Only the lines from the top of the listing below to the line that has "[pe.Stroke(linewidth=4.6, foreground='white'), pe.Normal()]" should be echoed, with both ends kept and pictures left out.

┄┄┄┄┄┄

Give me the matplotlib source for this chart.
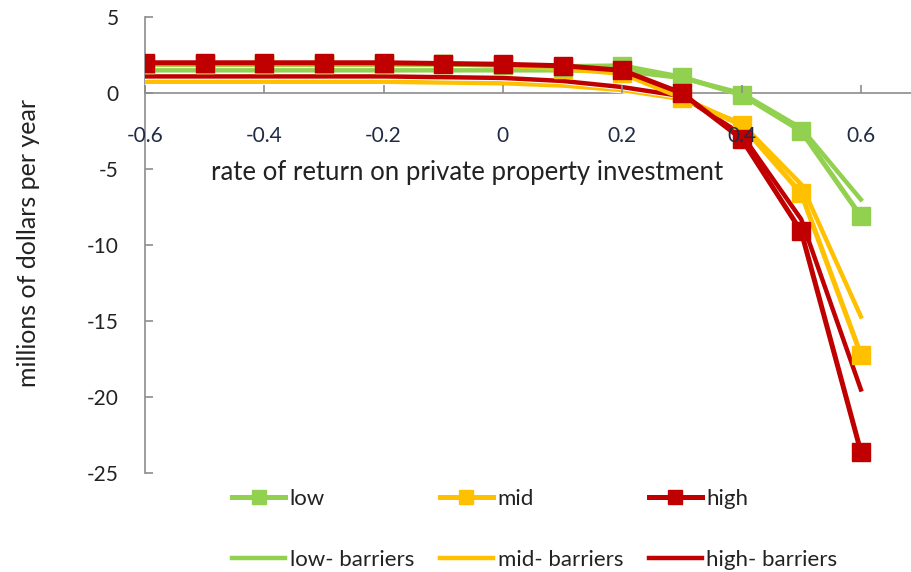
import matplotlib
matplotlib.use('Agg')
import matplotlib.pyplot as plt
import matplotlib.patheffects as pe

# rate of return values
rate = [-0.6, -0.5, -0.4, -0.3, -0.2, -0.1, 0.0, 0.1, 0.2, 0.3, 0.4, 0.5, 0.6]

# series values (millions of dollars per year)
low = [1.9, 1.9, 1.9, 1.9, 1.9, 1.9, 1.85, 1.75, 1.8, 1.05, -0.1, -2.5, -8.1]
mid = [1.9, 1.9, 1.9, 1.9, 1.9, 1.9, 1.85, 1.6, 1.3, -0.3, -2.1, -6.6, -17.2]
high = [2.0, 2.0, 2.0, 2.0, 2.0, 1.95, 1.9, 1.8, 1.5, 0.0, -3.0, -9.1, -23.6]
low_barriers = [1.5, 1.5, 1.5, 1.5, 1.5, 1.5, 1.5, 1.5, 1.45, 1.0, 0.0, -2.3, -7.0]
mid_barriers = [0.75, 0.75, 0.75, 0.75, 0.75, 0.7, 0.65, 0.5, 0.2, -0.4, -2.0, -6.0, -14.7]
high_barriers = [1.1, 1.1, 1.1, 1.1, 1.1, 1.05, 1.0, 0.8, 0.4, -0.2, -2.7, -8.3, -19.5]

xticks = [-0.6, -0.4, -0.2, 0, 0.2, 0.4, 0.6]
xtick_labels = ['-0.6', '-0.4', '-0.2', '0', '0.2', '0.4', '0.6']
yticks = [5, 0, -5, -10, -15, -20, -25]

green = '#92d050'
yellow = '#ffc000'
red = '#c00000'


def main():
    plt.rcParams['font.family'] = ['Lato', 'DejaVu Sans']
    plt.rcParams['axes.unicode_minus'] = False
    fig = plt.figure(figsize=(9.11, 5.72), dpi=100)
    ax = fig.add_axes([0.159, 0.173, 0.841, 0.797])

    white_edge = [pe.Stroke(linewidth=4.6, foreground='white'), pe.Normal()]

    # lines without markers
    h_lb, = ax.plot(rate, low_barriers, color=green, lw=3.2, label='low- barriers',
                    path_effects=white_edge, zorder=2)
    h_mb, = ax.plot(rate, mid_barriers, color=yellow, lw=3.2, label='mid- barriers',
                    path_effects=white_edge, zorder=2)
    h_hb, = ax.plot(rate, high_barriers, color=red, lw=3.2, label='high- barriers',
                    path_effects=white_edge, zorder=2)

    # lines with square markers, high on top
    h_m, = ax.plot(rate, mid, color=yellow, lw=3.6, marker='s', ms=12.5, label='mid', zorder=3)
    h_l, = ax.plot(rate, low, color=green, lw=3.6, marker='s', ms=12.5, label='low', zorder=3)
    h_h, = ax.plot(rate, high, color=red, lw=3.6, marker='s', ms=12.5, label='high', zorder=4)

    ax.set_xlim(-0.6, 0.684)
    ax.set_ylim(-25, 5)
    ax.set_xticks(xticks)
    ax.set_xticklabels(xtick_labels)
    ax.set_yticks(yticks)

    for side in ['top', 'right']:
        ax.spines[side].set_visible(False)
    ax.spines['bottom'].set_position(('data', 0))
    ax.spines['left'].set_position(('data', -0.6))
    for side in ['bottom', 'left']:
        ax.spines[side].set_color('#8c8c8c')
        ax.spines[side].set_linewidth(1.2)
        ax.spines[side].set_zorder(1)
    ax.tick_params(axis='both', direction='in', length=6, width=1.2, color='#8c8c8c',
                   labelsize=15, labelcolor='#222222')
    ax.tick_params(axis='x', pad=24)
    ax.tick_params(axis='y', pad=19)
    for lab in ax.get_xticklabels():
        lab.set_color('#1f2a44')
    # x tick labels sit over the curves
    ax.xaxis.set_zorder(5)

    ax.text(0.42, 0.66, 'rate of return on private property investment',
            transform=ax.transAxes, ha='center', va='center', fontsize=18.5, color='#222222')
    fig.text(0.031, 0.575, 'millions of dollars per year', rotation=90,
             ha='center', va='center', fontsize=18, color='#222222')

    # legend: two rows, three columns (filled column by column)
    handles = [h_l, h_lb, h_m, h_mb, h_h, h_hb]
    leg = fig.legend(handles=handles, labels=[h.get_label() for h in handles],
                     ncol=3, loc='upper left', bbox_to_anchor=(0.2547, 0.145),
                     frameon=False, fontsize=16, handlelength=2.4, handletextpad=0.2,
                     labelspacing=1.85, columnspacing=1.15, borderpad=0, borderaxespad=0,
                     markerscale=0.8)
    for t in leg.get_texts():
        t.set_color('#222222')

    fig.savefig('out.png', dpi=100)


if __name__ == '__main__':
    main()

┄┄┄┄┄┄

* _Written reply_:
Give me the matplotlib source for this chart.
import matplotlib
matplotlib.use('Agg')
import matplotlib.pyplot as plt
import matplotlib.patheffects as pe

# rate of return values
rate = [-0.6, -0.5, -0.4, -0.3, -0.2, -0.1, 0.0, 0.1, 0.2, 0.3, 0.4, 0.5, 0.6]

# series values (millions of dollars per year)
low = [1.9, 1.9, 1.9, 1.9, 1.9, 1.9, 1.85, 1.75, 1.8, 1.05, -0.1, -2.5, -8.1]
mid = [1.9, 1.9, 1.9, 1.9, 1.9, 1.9, 1.85, 1.6, 1.3, -0.3, -2.1, -6.6, -17.2]
high = [2.0, 2.0, 2.0, 2.0, 2.0, 1.95, 1.9, 1.8, 1.5, 0.0, -3.0, -9.1, -23.6]
low_barriers = [1.5, 1.5, 1.5, 1.5, 1.5, 1.5, 1.5, 1.5, 1.45, 1.0, 0.0, -2.3, -7.0]
mid_barriers = [0.75, 0.75, 0.75, 0.75, 0.75, 0.7, 0.65, 0.5, 0.2, -0.4, -2.0, -6.0, -14.7]
high_barriers = [1.1, 1.1, 1.1, 1.1, 1.1, 1.05, 1.0, 0.8, 0.4, -0.2, -2.7, -8.3, -19.5]

xticks = [-0.6, -0.4, -0.2, 0, 0.2, 0.4, 0.6]
xtick_labels = ['-0.6', '-0.4', '-0.2', '0', '0.2', '0.4', '0.6']
yticks = [5, 0, -5, -10, -15, -20, -25]

green = '#92d050'
yellow = '#ffc000'
red = '#c00000'


def main():
    plt.rcParams['font.family'] = ['Lato', 'DejaVu Sans']
    plt.rcParams['axes.unicode_minus'] = False
    fig = plt.figure(figsize=(9.11, 5.72), dpi=100)
    ax = fig.add_axes([0.159, 0.173, 0.841, 0.797])

    white_edge = [pe.Stroke(linewidth=4.6, foreground='white'), pe.Normal()]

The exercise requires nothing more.